Sezonun ilk devresi boyunca Aykut Kocaman’ın özellikle bazı kritik maçlarda yaptığı “gereksiz” taktik ve oyuncu denemeleri Avrupa’dan elenmeye ve puan kayıplarına neden oldu.
Aykut Kocaman’ın ve buna bağlı olarak Fenerbahçe futbol takımının ilk yarı performansı inişli-çıkışlı bir grafik gösterdi. Fenerbahçe taraftarı Teknik Direktörünün medya karşısında çıkıp konuşmasını ve laf üretmesini beklemiyor, Fenerbahçe taraftarı icraat bekliyor, başarı bekliyor. Daha sezon öncesi oynanan ilk hazırlık maçında futbolcularını suçlamak, rakibin hakem hataları ile aldığı puanları gündeme getirmek Fenerbahçe Teknik Direktörünün işi olmamalıdır.
Elinde Alex gibi bir silahın varsa ne olursa olsun oynatacaksın arkadaş. Ancak sakatsa, cezalıysa oynamayacak. Ya da takım skoru garantiye almışsa, dinlendirmek, riske etmemek ve “B” planını oluşturabilmek için oyundan alacaksın. Sezonun başında Şampiyonlar Ligi ön eleme rövanş maçında, kendi sahanda oynarken, 2.yarıda gole ihtiyacın varken devre arasında Alex’i oyundan çıkartmak kimse kusura bakmasın ama Fenerbahçe’ye ihanetten başka bir şey değildir.

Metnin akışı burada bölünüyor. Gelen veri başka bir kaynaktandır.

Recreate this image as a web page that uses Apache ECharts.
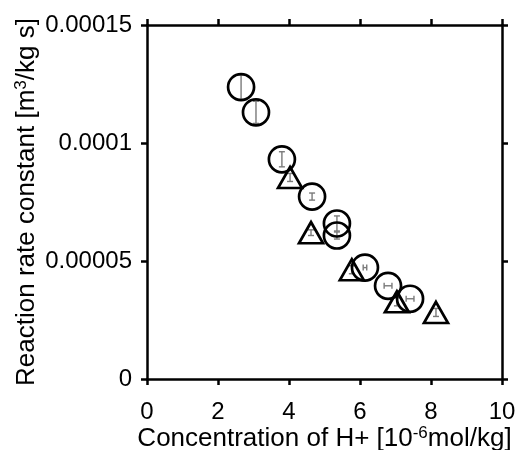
<!DOCTYPE html>
<html><head><meta charset="utf-8">
<script src="https://cdn.jsdelivr.net/npm/echarts@6/dist/echarts.min.js"></script>
<style>html,body{margin:0;padding:0;background:#fff}#c{width:516px;height:450px}</style>
</head><body><div id="c"></div>
<script>
const xTicks = ['0','2','4','6','8','10'];
const yTickLabels = {0:'0', 0.00005:'0.00005', 0.0001:'0.0001', 0.00015:'0.00015'};

const xCircle = [2.65, 3.07, 3.80, 4.65, 5.35, 5.35, 6.14, 6.79, 7.41];
const yCircle = [1.237e-4, 1.130e-4, 0.931e-4, 0.773e-4, 0.659e-4, 0.608e-4, 0.472e-4, 0.395e-4, 0.340e-4];
const yErrCircle = [0.52e-5, 0.47e-5, 0.32e-5, 0.15e-5, 0.32e-5, 0.15e-5, 0, 0, 0];
const xErrCircle = [0, 0, 0, 0, 0, 0, 0.05, 0.11, 0.11];

const xTri = [4.03, 4.62, 5.77, 7.04, 8.14];
const yTri = [0.854e-4, 0.620e-4, 0.463e-4, 0.327e-4, 0.282e-4];
const yErrTri = [0.17e-5, 0.12e-5, 0.17e-5, 0.17e-5, 0.17e-5];
const xErrTri = [0, 0, 0, 0, 0];

function pts(xs, ys){ return xs.map((x,i)=>[x, ys[i]]); }
function errData(xs, ys, xe, ye){ return xs.map((x,i)=>[x, ys[i], xe[i], ye[i]]); }

function renderErr(params, api){
  const x = api.value(0), y = api.value(1), xe = api.value(2), ye = api.value(3);
  const style = {stroke:'#7a7a7a', lineWidth:1.4};
  const ch = [];
  const cap = 3;
  if (ye > 0){
    const p1 = api.coord([x, y - ye]), p2 = api.coord([x, y + ye]);
    ch.push({type:'line', shape:{x1:p1[0],y1:p1[1],x2:p2[0],y2:p2[1]}, style});
    ch.push({type:'line', shape:{x1:p1[0]-cap,y1:p1[1],x2:p1[0]+cap,y2:p1[1]}, style});
    ch.push({type:'line', shape:{x1:p2[0]-cap,y1:p2[1],x2:p2[0]+cap,y2:p2[1]}, style});
  }
  if (xe > 0){
    const p1 = api.coord([x - xe, y]), p2 = api.coord([x + xe, y]);
    ch.push({type:'line', shape:{x1:p1[0],y1:p1[1],x2:p2[0],y2:p2[1]}, style});
    ch.push({type:'line', shape:{x1:p1[0],y1:p1[1]-cap,x2:p1[0],y2:p1[1]+cap}, style});
    ch.push({type:'line', shape:{x1:p2[0],y1:p2[1]-cap,x2:p2[0],y2:p2[1]+cap}, style});
  }
  return {type:'group', children:ch};
}

const axisLine = {show:true, onZero:false, lineStyle:{color:'#000', width:2.5}};
const axisTick = {show:true, length:6, lineStyle:{color:'#000', width:2.5}};
const font = 'Liberation Sans, Arial, sans-serif';

const chart = echarts.init(document.getElementById('c'));
chart.setOption({
  animation:false,
  backgroundColor:'#fff',
  grid:{left:147, right:14, top:25, bottom:71, containLabel:false, outerBoundsMode:'none'},
  xAxis:[{
    type:'value', min:0, max:10, interval:2, position:'bottom',
    axisLine, axisTick, splitLine:{show:false},
    axisLabel:{fontSize:24, color:'#000', fontFamily:font, margin:21, showMaxLabel:true,
      formatter:(v)=>xTicks[Math.round(v/2)]},
    name:'{a|Concentration of H+ [10}{s|-6}{a|mol/kg]}',
    nameLocation:'middle', nameGap:46, nameMoveOverlap:false,
    nameTextStyle:{rich:{a:{fontSize:26, color:'#000', fontFamily:font},
      s:{fontSize:17, color:'#000', fontFamily:font, verticalAlign:'top', padding:[0,0,10,0]}}}
  },{
    type:'value', min:0, max:10, interval:2, position:'top',
    axisLine, axisTick, axisLabel:{show:false}, splitLine:{show:false}
  }],
  yAxis:[{
    type:'value', min:0, max:0.00015, interval:0.00005, position:'left',
    axisLine, axisTick, splitLine:{show:false},
    axisLabel:{fontSize:24, color:'#000', fontFamily:font, margin:15,
      formatter:(v)=>{ const k = Object.keys(yTickLabels).find(t=>Math.abs(t - v) < 1e-9); return k!==undefined ? yTickLabels[k] : ''; }},
    name:'{a|Reaction rate constant [m}{s|3}{a|/kg s]}',
    nameLocation:'middle', nameGap:107, nameRotate:90, nameMoveOverlap:false,
    nameTextStyle:{rich:{a:{fontSize:26, color:'#000', fontFamily:font},
      s:{fontSize:17, color:'#000', fontFamily:font, verticalAlign:'top', padding:[0,0,10,0]}}}
  },{
    type:'value', min:0, max:0.00015, interval:0.00005, position:'right',
    axisLine, axisTick, axisLabel:{show:false}, splitLine:{show:false}
  }],
  series:[
    {type:'custom', renderItem:renderErr, data:errData(xCircle, yCircle, xErrCircle, yErrCircle), z:1},
    {type:'custom', renderItem:renderErr, data:errData(xTri, yTri, xErrTri, yErrTri), z:1},
    {type:'scatter', data:pts(xCircle, yCircle), symbol:'circle', symbolSize:26,
      itemStyle:{color:'rgba(0,0,0,0)', borderColor:'#000', borderWidth:2.7, opacity:1}, z:3},
    {type:'scatter', data:pts(xTri, yTri), symbol:'triangle', symbolSize:[24,21],
      itemStyle:{color:'rgba(0,0,0,0)', borderColor:'#000', borderWidth:2.7, opacity:1}, z:3}
  ]
});
</script></body></html>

Türkiye’de bir ilki başararak kıtalarında önceki yıl en iyi olan takımlara arasında düzenlenen turnuvayı kazanıp, ülkemize kulüpler bazında popüler bir branşta ilk dünya şampiyonluğunu kazandıran SARI MELEKLER’i gözlerinden öperim. Umarım bu sene Avrupa Şampiyonluğu kupasını da müzemize getireceklerdir.